RIPTA CEO Scott Avedisian
RIPTA CEO Scott Avedisian

Alviti: "OK, then I'm even more confused as to why that wasn't your original strategy when you gave us this document. Well, let me ask you that. Why?"

Board member Norman Benoit jumped in: "Subject to collective bargaining, you can't just increase the pay of certain types of people at the bottom."

"So then you do that prior to making your budget request," Alviti responded. "It's a chicken and an egg. There is no egg unless you've got the money. There'll never be an egg. There won't be a Transit Master Plan. There won't be bus drivers and everything else falls apart."

Asked as he left the meeting what he would do, Avedisian said he and his team will "talk to the governor."

What about the proposed merger of RIPTA and RI DOT?

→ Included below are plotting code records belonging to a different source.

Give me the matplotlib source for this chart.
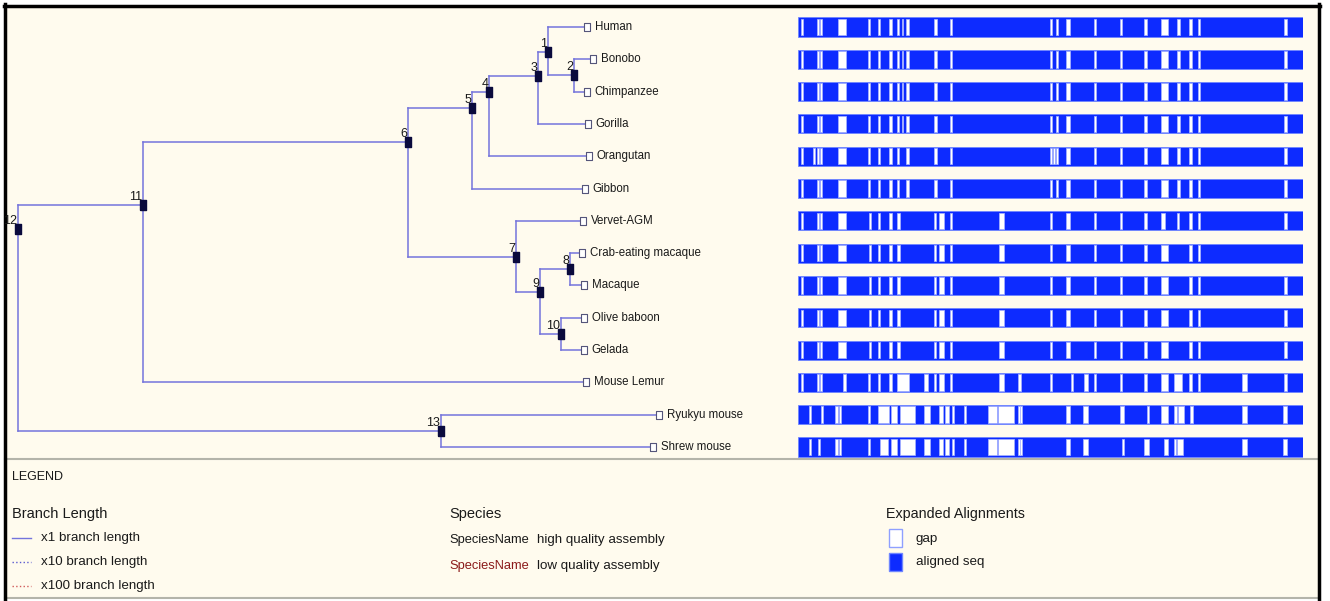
import matplotlib
matplotlib.use("Agg")
import matplotlib.pyplot as plt
from matplotlib.patches import Rectangle
from matplotlib.lines import Line2D

plt.rcParams['font.family'] = ['Liberation Sans', 'DejaVu Sans']

# leaves from top to bottom
species = ["Human", "Bonobo", "Chimpanzee", "Gorilla", "Orangutan", "Gibbon",
           "Vervet-AGM", "Crab-eating macaque", "Macaque", "Olive baboon",
           "Gelada", "Mouse Lemur", "Ryukyu mouse", "Shrew mouse"]
# distance of each tip from the root (drawing units)
leaf_depth = [569, 575, 569, 570, 571, 567, 565, 564, 566, 566, 566, 568, 641, 635]

# internal nodes
node_ids = [1, 2, 3, 4, 5, 6, 7, 8, 9, 10, 11, 12, 13]
node_depth = [530, 556, 520, 471, 454, 390, 498, 552, 522, 543, 125, 0, 423]
node_row = [0.77, 1.49, 1.52, 2.01, 2.51, 3.56, 7.12, 7.49, 8.2, 9.5, 5.51, 6.25, 12.5]
node_children = [["Human", 2], ["Bonobo", "Chimpanzee"], [1, "Gorilla"],
                 [3, "Orangutan"], [4, "Gibbon"], [5, 7], ["Vervet-AGM", 9],
                 ["Crab-eating macaque", "Macaque"], [8, 10],
                 ["Olive baboon", "Gelada"], [6, "Mouse Lemur"], [11, 13],
                 ["Ryukyu mouse", "Shrew mouse"]]

# alignment gaps per species, (start, end) in alignment columns (0..505)
aln_length = 505
gaps_human = [(3, 5), (19, 21), (22, 24), (40, 48), (70, 72), (80, 82), (91, 94), (99, 101),
              (104, 105), (108, 111), (136, 139), (152, 154), (252, 254), (258, 260),
              (268, 272), (296, 298), (322, 324), (346, 349), (363, 370), (379, 382),
              (391, 394), (400, 402), (486, 489)]
gaps_bonobo = gaps_human
gaps_chimp = gaps_human
gaps_gorilla = gaps_human
gaps_orangutan = [(3, 5), (15, 16.5), (19, 21), (22, 24), (40, 48), (70, 72), (80, 82),
                  (91, 94), (99, 101), (108, 111), (136, 139), (152, 154), (252, 254),
                  (255, 256.5), (258, 260), (268, 272), (296, 298), (322, 324), (346, 349),
                  (363, 370), (379, 382), (391, 394), (400, 402), (486, 489)]
gaps_gibbon = [g for g in gaps_human if g != (104, 105)]
gaps_vervet = [(3, 5), (19, 21), (22, 24), (40, 48), (71, 73), (80, 82), (91, 94), (99, 102),
               (136, 138), (141, 146), (152, 154), (201, 206), (252, 254), (268, 272),
               (296, 298), (322, 324), (346, 349), (363, 367), (379, 381), (391, 394),
               (400, 402), (486, 489)]
gaps_crab = [(3, 5), (19, 21), (22, 24), (40, 48), (71, 73), (80, 82), (91, 94), (99, 102),
             (136, 138), (141, 146), (152, 154), (201, 206), (252, 254), (268, 272),
             (296, 298), (322, 324), (346, 349), (363, 370), (391, 394), (400, 402)]
gaps_macaque = gaps_crab + [(486, 489)]
gaps_baboon = gaps_macaque
gaps_gelada = gaps_macaque
gaps_lemur = [(3, 5), (19, 21), (22, 24), (45, 48), (70, 72), (80, 82), (91, 94), (99, 111),
              (126, 130), (136, 138), (141, 146), (152, 154), (201, 206), (220, 223),
              (252, 254), (273, 274.5), (286, 290), (296, 298), (322, 324), (346, 349),
              (363, 370), (376, 384), (391, 394), (400, 402), (444, 449), (486, 489)]
gaps_ryukyu = [(11, 13), (23, 25), (37, 40), (40.7, 43), (70, 72), (80, 91), (93, 99),
               (102, 117), (126, 132), (141, 145), (147, 151), (154, 156), (166, 168),
               (190, 199), (200, 216), (220, 221.5), (222, 223.5), (268, 272), (285, 290),
               (322, 326), (349, 351), (363, 370), (376, 379), (380, 386), (392, 395),
               (444, 449), (485, 489)]
gaps_shrew = [(11, 13), (20, 22), (37, 40), (40.7, 43), (70, 72), (82, 90), (93, 99),
              (102, 117), (126, 132), (141, 145), (147, 151), (154, 156), (166, 168),
              (190, 199), (200, 216), (220, 221.5), (222, 223.5), (268, 272), (285, 290),
              (324, 326), (346, 351), (366, 370), (376, 378), (379, 385), (444, 449),
              (485, 489)]
all_gaps = [gaps_human, gaps_bonobo, gaps_chimp, gaps_gorilla, gaps_orangutan, gaps_gibbon,
            gaps_vervet, gaps_crab, gaps_macaque, gaps_baboon, gaps_gelada, gaps_lemur,
            gaps_ryukyu, gaps_shrew]

W, H = 1330, 601
BG = '#fffbee'
LINE = '#7474dc'
BLUE = '#0d2bff'
TXT = '#1a1a1a'


def fx(x):
    return x / W


def fy(y):
    return 1 - y / H


fig = plt.figure(figsize=(W / 100, H / 100), dpi=100, facecolor='white')

# panel background and frame (kept behind the axes contents)
fig.patches.append(Rectangle((fx(5), fy(598)), fx(1319 - 5), 593 / H,
                             transform=fig.transFigure, facecolor=BG, edgecolor='none',
                             zorder=-10))
frame = [([5, 1319], [459, 459], '#b4b4aa', 1.5),
         ([5, 1319], [598, 598], '#b4b4aa', 1.5),
         ([4, 1320], [5.5, 5.5], 'black', 2.5),
         ([5, 5], [4, 599], 'black', 2.5),
         ([1319, 1319], [4, 599], 'black', 2.5)]
for xs, ys, c, lw in frame:
    fig.add_artist(Line2D([fx(v) for v in xs], [fy(v) for v in ys], color=c, lw=lw,
                          zorder=-5))

# row r sits at pixel 27 + 32.31 r
row_px = 32.31
top_row = -27 / row_px
bot_row = (460 - 27) / row_px

ax = fig.add_axes([0, fy(460), 1, 460 / H])
ax.set_xlim(-18, W - 18)
ax.set_ylim(bot_row, top_row)
ax.axis('off')

pos = {}
for name, d, r in zip(species, leaf_depth, range(len(species))):
    pos[name] = (d, r)
for nid, d, r in zip(node_ids, node_depth, node_row):
    pos[nid] = (d, r)

for nid, kids in zip(node_ids, node_children):
    px, py = pos[nid]
    ys = [pos[k][1] for k in kids]
    ax.plot([px, px], [min(ys), max(ys)], color=LINE, lw=1.1, zorder=1)
    for k in kids:
        kx, ky = pos[k]
        ax.plot([px, kx], [ky, ky], color=LINE, lw=1.1, zorder=1)

node_marker = [(-2.5, -4.5), (2.5, -4.5), (2.5, 4.5), (-2.5, 4.5), (-2.5, -4.5)]
ax.plot(node_depth, node_row, linestyle='none', marker=node_marker, markersize=6.5,
        color='#0a0a3c', zorder=3)
for nid, d, r in zip(node_ids, node_depth, node_row):
    ax.annotate(str(nid), (d, r), xytext=(-0.5, 1.5), textcoords='offset points',
                ha='right', va='bottom', fontsize=9, color=TXT, zorder=4)

leaf_marker = [(-2.5, -4), (2.5, -4), (2.5, 4), (-2.5, 4), (-2.5, -4)]
ax.plot(leaf_depth, range(len(species)), linestyle='none', marker=leaf_marker,
        markersize=6, markerfacecolor='white', markeredgecolor='#55557a',
        markeredgewidth=0.8, zorder=3)
for name, d, r in zip(species, leaf_depth, range(len(species))):
    ax.annotate(name, (d, r), xytext=(5.5, 0), textcoords='offset points',
                ha='left', va='center', fontsize=8.3, color=TXT)

# alignment overview
axa = fig.add_axes([fx(798), fy(460), fx(505), 460 / H])
axa.set_xlim(0, aln_length)
axa.set_ylim(bot_row, top_row)
axa.axis('off')
bar_h = 0.59
axa.barh(range(len(species)), aln_length, height=bar_h, color=BLUE,
         edgecolor='#6f86ff', linewidth=0.6)
for r, gaps in enumerate(all_gaps):
    axa.broken_barh([(a, b - a) for a, b in gaps], (r - bar_h / 2 + 0.04, bar_h - 0.08),
                    facecolors='white', edgecolors='#a9b6ff', linewidth=0.5)

# legend block
fig.text(fx(12), fy(477), "LEGEND", fontsize=9, color=TXT, va='center')
fig.text(fx(12), fy(514), "Branch Length", fontsize=10.5, color=TXT, va='center')
leg_lines = [("x1 branch length", LINE, '-'),
             ("x10 branch length", '#5a5ad0', ':'),
             ("x100 branch length", '#d05a5a', ':')]
for i, (lab, c, ls) in enumerate(leg_lines):
    y = 538 + 24 * i
    fig.add_artist(Line2D([fx(12), fx(31)], [fy(y), fy(y)], color=c, ls=ls, lw=1))
    fig.text(fx(41), fy(y), lab, fontsize=9.6, color=TXT, va='center')

fig.text(fx(449), fy(514), "Species", fontsize=10.5, color=TXT, va='center')
fig.text(fx(449), fy(540), "SpeciesName", fontsize=9.3, color=TXT, va='center')
fig.text(fx(537), fy(540), "high quality assembly", fontsize=9.6, color=TXT, va='center')
fig.text(fx(449), fy(566), "SpeciesName", fontsize=9.3, color='#8b1a1a', va='center')
fig.text(fx(537), fy(566), "low quality assembly", fontsize=9.6, color=TXT, va='center')

fig.text(fx(886), fy(514), "Expanded Alignments", fontsize=10.3, color=TXT, va='center')
fig.patches.append(Rectangle((fx(889), fy(547)), fx(13), 18 / H, transform=fig.transFigure,
                             facecolor='white', edgecolor='#8fa0ff', lw=1))
fig.patches.append(Rectangle((fx(889), fy(571)), fx(13), 18 / H, transform=fig.transFigure,
                             facecolor=BLUE, edgecolor='#6f86ff', lw=1))
fig.text(fx(916), fy(539), "gap", fontsize=9.6, color=TXT, va='center')
fig.text(fx(916), fy(562), "aligned seq", fontsize=9.6, color=TXT, va='center')

fig.savefig("out.png", dpi=100, facecolor='white')
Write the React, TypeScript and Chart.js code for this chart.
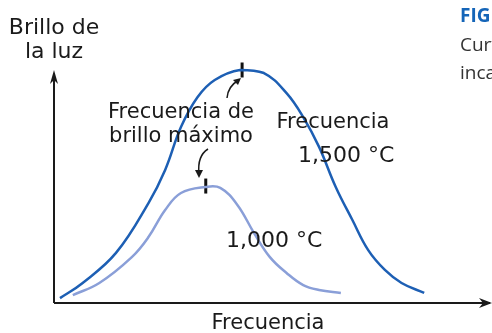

Questions about RIPTA's management came to the surface last year when Senate President Dominick Ruggerio proposed merging RIPTA into the DOT.

Alviti has declined to discuss whether he thinks his agency should assume control of RIPTA.

"It's a false question," Alviti said when asked after the meeting whether DOT would do a better job running RIPTA. "I was sitting here as RIPTA chair. All of my questions were directed to the RIPTA administration. I expect them to solve this. That's what their job is. It's not RIDOT's job to solve their problem."